- Task directions:
Write out exactly the lines between the line containing "Rebuild this chart" and the line containing "ymax = 450000", including both of those lines, and nothing more.

- Available records:
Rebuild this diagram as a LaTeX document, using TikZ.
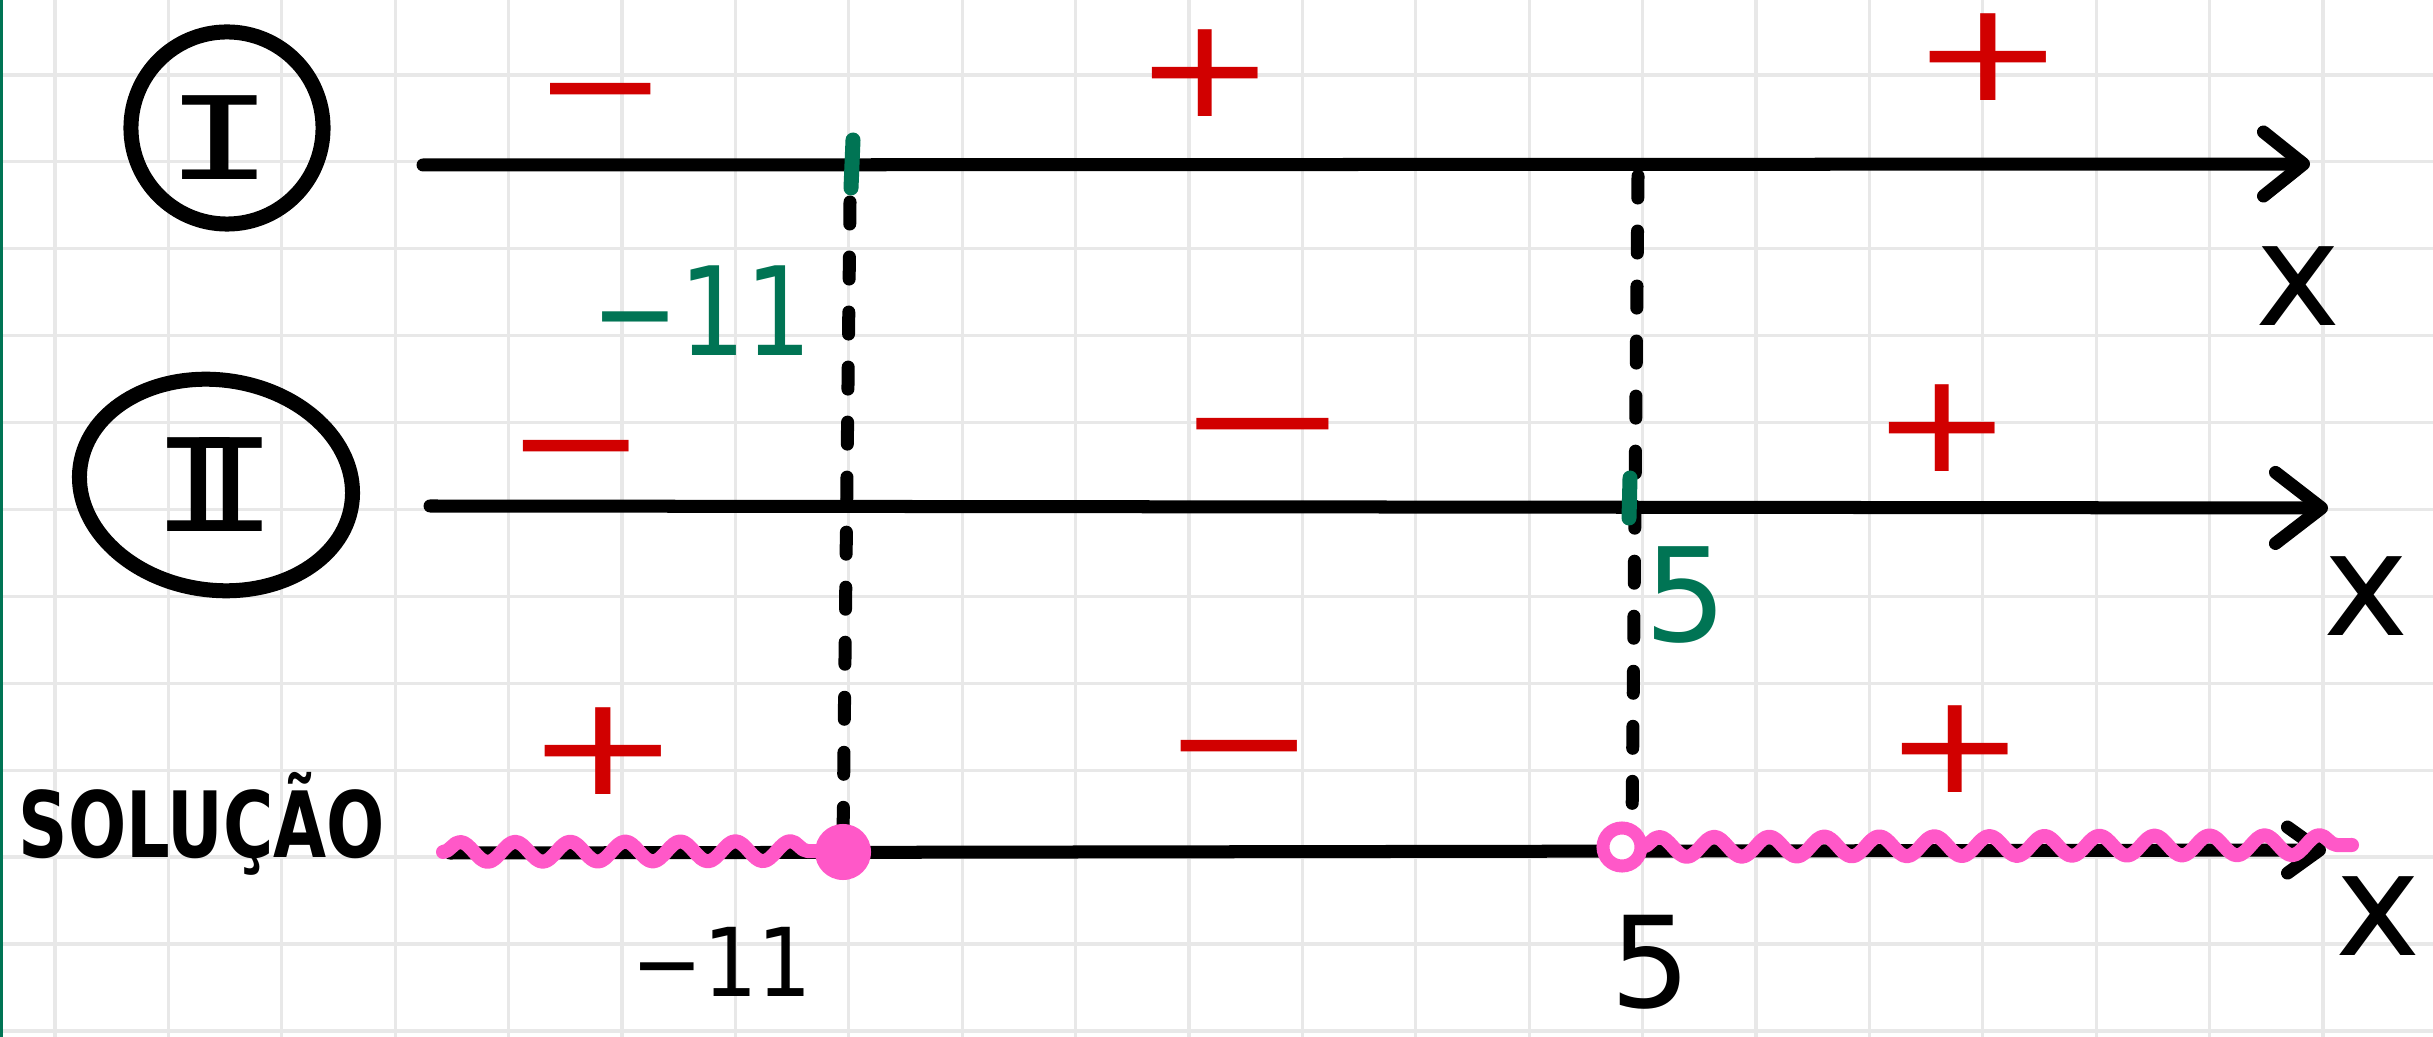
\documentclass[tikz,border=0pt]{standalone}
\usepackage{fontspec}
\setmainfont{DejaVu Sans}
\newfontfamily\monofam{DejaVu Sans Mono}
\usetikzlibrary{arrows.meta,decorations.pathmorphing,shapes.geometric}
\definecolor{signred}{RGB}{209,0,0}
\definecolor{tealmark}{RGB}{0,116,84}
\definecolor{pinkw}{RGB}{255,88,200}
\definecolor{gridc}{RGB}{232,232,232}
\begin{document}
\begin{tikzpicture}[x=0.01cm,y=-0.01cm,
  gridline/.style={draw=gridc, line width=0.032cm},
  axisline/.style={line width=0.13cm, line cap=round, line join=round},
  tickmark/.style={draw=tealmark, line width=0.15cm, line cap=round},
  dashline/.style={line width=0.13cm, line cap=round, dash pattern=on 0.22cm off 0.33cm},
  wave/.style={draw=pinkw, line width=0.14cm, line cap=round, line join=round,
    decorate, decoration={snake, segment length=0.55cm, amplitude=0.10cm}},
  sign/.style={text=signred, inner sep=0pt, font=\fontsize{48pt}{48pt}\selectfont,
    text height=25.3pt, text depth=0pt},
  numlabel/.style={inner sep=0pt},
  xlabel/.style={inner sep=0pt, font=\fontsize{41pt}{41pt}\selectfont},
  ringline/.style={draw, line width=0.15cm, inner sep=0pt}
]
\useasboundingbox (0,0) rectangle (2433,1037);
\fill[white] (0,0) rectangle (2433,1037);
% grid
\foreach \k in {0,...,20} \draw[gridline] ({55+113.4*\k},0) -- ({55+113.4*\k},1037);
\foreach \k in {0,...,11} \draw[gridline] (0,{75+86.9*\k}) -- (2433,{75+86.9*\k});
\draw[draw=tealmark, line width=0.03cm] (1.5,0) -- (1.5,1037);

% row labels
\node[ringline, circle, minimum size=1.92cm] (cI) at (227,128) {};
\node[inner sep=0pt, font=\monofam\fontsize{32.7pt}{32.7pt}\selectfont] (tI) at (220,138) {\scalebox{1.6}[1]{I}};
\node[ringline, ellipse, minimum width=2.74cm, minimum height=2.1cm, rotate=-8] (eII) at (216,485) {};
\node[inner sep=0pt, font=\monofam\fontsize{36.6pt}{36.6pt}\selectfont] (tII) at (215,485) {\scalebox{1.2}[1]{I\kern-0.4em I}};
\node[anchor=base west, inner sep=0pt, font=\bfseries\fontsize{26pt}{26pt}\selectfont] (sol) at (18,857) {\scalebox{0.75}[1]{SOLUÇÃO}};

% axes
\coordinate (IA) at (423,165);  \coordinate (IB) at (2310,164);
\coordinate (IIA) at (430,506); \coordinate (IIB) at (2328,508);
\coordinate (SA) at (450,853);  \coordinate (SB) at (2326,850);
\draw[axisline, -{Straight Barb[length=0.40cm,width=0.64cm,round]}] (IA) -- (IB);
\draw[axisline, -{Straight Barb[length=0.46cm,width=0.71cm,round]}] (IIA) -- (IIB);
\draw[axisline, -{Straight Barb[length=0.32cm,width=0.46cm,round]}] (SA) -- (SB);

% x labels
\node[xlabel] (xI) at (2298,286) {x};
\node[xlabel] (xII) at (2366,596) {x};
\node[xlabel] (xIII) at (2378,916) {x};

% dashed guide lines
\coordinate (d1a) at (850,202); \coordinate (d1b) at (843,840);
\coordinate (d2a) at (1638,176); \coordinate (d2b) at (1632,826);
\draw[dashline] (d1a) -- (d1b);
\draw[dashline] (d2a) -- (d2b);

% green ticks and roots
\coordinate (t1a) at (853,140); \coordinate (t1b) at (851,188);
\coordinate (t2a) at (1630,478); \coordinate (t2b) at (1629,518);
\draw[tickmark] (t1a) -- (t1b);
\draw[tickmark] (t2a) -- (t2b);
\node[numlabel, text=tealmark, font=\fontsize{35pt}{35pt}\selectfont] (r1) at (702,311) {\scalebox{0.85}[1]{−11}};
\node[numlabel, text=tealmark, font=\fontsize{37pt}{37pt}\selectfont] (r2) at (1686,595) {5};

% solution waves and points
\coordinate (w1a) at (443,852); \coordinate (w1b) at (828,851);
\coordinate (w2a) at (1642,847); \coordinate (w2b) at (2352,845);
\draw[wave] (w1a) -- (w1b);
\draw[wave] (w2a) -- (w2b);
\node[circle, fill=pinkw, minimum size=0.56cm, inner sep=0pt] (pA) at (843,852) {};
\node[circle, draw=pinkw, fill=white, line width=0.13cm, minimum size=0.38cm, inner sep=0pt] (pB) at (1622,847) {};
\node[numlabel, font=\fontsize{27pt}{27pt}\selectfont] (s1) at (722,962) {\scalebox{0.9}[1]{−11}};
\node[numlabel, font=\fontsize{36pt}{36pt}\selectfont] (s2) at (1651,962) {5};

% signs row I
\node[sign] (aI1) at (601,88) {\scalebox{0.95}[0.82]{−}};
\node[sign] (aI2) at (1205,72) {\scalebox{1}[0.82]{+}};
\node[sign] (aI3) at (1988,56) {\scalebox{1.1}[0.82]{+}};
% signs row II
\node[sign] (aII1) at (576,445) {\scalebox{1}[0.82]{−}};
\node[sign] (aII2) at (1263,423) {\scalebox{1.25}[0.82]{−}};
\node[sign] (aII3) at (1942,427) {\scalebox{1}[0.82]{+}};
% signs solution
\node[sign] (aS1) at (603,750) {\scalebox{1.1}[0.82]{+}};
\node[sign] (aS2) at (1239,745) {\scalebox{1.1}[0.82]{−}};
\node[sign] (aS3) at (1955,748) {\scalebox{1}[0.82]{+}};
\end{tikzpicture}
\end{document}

* * *

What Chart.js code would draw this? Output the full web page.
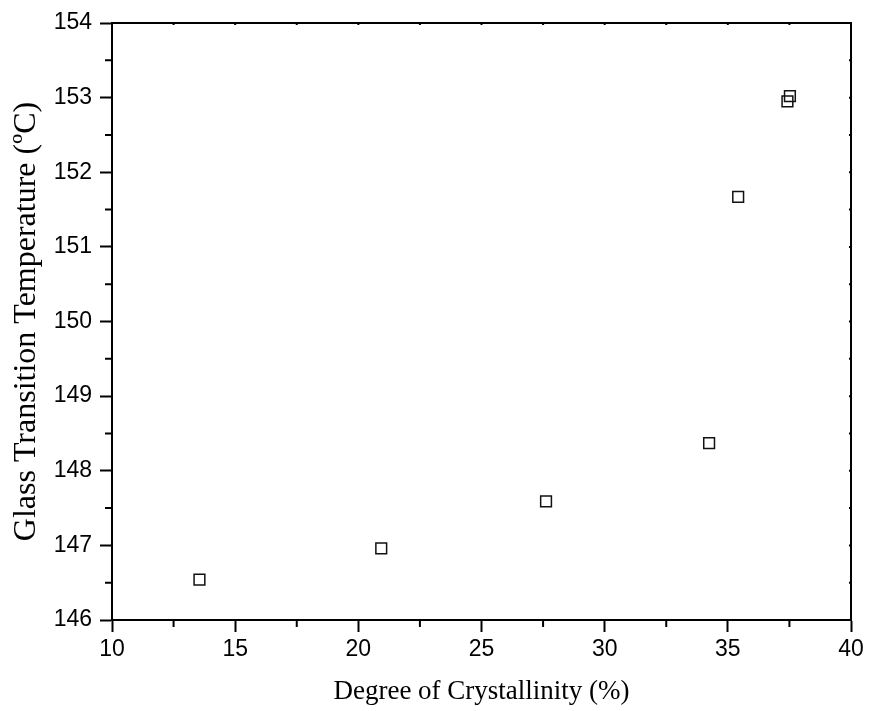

---

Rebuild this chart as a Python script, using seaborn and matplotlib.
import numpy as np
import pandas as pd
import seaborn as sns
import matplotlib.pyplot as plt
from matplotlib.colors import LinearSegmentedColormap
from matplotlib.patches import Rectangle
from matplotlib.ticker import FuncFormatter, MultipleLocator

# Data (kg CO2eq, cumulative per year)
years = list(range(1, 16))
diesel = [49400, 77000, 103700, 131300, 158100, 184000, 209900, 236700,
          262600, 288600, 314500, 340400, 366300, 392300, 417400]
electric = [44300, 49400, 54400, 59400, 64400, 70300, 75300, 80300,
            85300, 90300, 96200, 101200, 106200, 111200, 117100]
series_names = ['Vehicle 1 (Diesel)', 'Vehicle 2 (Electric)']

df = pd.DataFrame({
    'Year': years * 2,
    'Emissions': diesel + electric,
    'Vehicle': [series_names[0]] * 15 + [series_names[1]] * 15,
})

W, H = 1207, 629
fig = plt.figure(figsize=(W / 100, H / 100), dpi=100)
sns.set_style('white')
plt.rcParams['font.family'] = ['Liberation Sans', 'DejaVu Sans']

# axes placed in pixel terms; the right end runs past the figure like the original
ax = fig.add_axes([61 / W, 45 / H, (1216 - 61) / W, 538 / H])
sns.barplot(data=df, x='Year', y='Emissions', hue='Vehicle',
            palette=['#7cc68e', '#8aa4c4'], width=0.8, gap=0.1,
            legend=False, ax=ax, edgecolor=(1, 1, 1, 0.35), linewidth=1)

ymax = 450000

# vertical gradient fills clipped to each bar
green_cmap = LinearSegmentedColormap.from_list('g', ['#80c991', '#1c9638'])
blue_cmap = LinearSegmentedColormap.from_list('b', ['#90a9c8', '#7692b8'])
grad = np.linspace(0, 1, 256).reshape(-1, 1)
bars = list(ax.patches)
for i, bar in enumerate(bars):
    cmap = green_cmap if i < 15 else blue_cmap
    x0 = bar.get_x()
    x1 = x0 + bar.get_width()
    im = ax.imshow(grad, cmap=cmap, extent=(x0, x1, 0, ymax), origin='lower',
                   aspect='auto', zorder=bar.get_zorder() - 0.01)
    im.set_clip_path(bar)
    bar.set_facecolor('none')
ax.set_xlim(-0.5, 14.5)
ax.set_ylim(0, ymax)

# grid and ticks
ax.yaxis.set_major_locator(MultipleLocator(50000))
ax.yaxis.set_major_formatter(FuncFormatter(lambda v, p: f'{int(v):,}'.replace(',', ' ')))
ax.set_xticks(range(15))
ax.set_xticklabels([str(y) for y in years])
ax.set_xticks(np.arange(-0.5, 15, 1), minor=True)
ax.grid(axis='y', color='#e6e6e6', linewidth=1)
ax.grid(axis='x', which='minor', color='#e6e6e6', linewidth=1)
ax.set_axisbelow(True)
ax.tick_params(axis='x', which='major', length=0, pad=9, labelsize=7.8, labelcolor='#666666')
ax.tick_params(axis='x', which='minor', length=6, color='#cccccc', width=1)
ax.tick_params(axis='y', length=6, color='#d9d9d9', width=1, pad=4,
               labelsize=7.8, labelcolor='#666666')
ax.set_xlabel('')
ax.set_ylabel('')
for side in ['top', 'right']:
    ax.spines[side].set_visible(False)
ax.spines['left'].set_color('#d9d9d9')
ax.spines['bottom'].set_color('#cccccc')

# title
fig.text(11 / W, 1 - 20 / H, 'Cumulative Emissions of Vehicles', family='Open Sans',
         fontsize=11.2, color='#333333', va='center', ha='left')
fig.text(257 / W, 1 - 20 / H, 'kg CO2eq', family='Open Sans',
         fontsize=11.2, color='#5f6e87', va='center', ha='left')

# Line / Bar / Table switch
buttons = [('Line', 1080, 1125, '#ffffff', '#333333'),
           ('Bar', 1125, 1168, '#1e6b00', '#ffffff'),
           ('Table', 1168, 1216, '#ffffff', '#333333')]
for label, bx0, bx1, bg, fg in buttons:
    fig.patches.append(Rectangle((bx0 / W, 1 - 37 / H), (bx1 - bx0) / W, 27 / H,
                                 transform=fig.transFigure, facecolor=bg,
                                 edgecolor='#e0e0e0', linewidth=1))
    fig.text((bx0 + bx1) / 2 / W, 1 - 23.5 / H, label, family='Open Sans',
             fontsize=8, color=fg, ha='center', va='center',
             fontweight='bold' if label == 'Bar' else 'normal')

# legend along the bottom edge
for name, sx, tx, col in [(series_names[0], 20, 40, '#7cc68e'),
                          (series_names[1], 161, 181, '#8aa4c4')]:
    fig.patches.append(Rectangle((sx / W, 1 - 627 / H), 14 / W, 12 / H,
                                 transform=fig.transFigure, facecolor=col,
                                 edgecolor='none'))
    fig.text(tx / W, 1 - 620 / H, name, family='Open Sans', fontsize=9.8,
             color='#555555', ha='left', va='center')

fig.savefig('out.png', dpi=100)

- Complete response:
Rebuild this chart as a Python script, using seaborn and matplotlib.
import numpy as np
import pandas as pd
import seaborn as sns
import matplotlib.pyplot as plt
from matplotlib.colors import LinearSegmentedColormap
from matplotlib.patches import Rectangle
from matplotlib.ticker import FuncFormatter, MultipleLocator

# Data (kg CO2eq, cumulative per year)
years = list(range(1, 16))
diesel = [49400, 77000, 103700, 131300, 158100, 184000, 209900, 236700,
          262600, 288600, 314500, 340400, 366300, 392300, 417400]
electric = [44300, 49400, 54400, 59400, 64400, 70300, 75300, 80300,
            85300, 90300, 96200, 101200, 106200, 111200, 117100]
series_names = ['Vehicle 1 (Diesel)', 'Vehicle 2 (Electric)']

df = pd.DataFrame({
    'Year': years * 2,
    'Emissions': diesel + electric,
    'Vehicle': [series_names[0]] * 15 + [series_names[1]] * 15,
})

W, H = 1207, 629
fig = plt.figure(figsize=(W / 100, H / 100), dpi=100)
sns.set_style('white')
plt.rcParams['font.family'] = ['Liberation Sans', 'DejaVu Sans']

# axes placed in pixel terms; the right end runs past the figure like the original
ax = fig.add_axes([61 / W, 45 / H, (1216 - 61) / W, 538 / H])
sns.barplot(data=df, x='Year', y='Emissions', hue='Vehicle',
            palette=['#7cc68e', '#8aa4c4'], width=0.8, gap=0.1,
            legend=False, ax=ax, edgecolor=(1, 1, 1, 0.35), linewidth=1)

ymax = 450000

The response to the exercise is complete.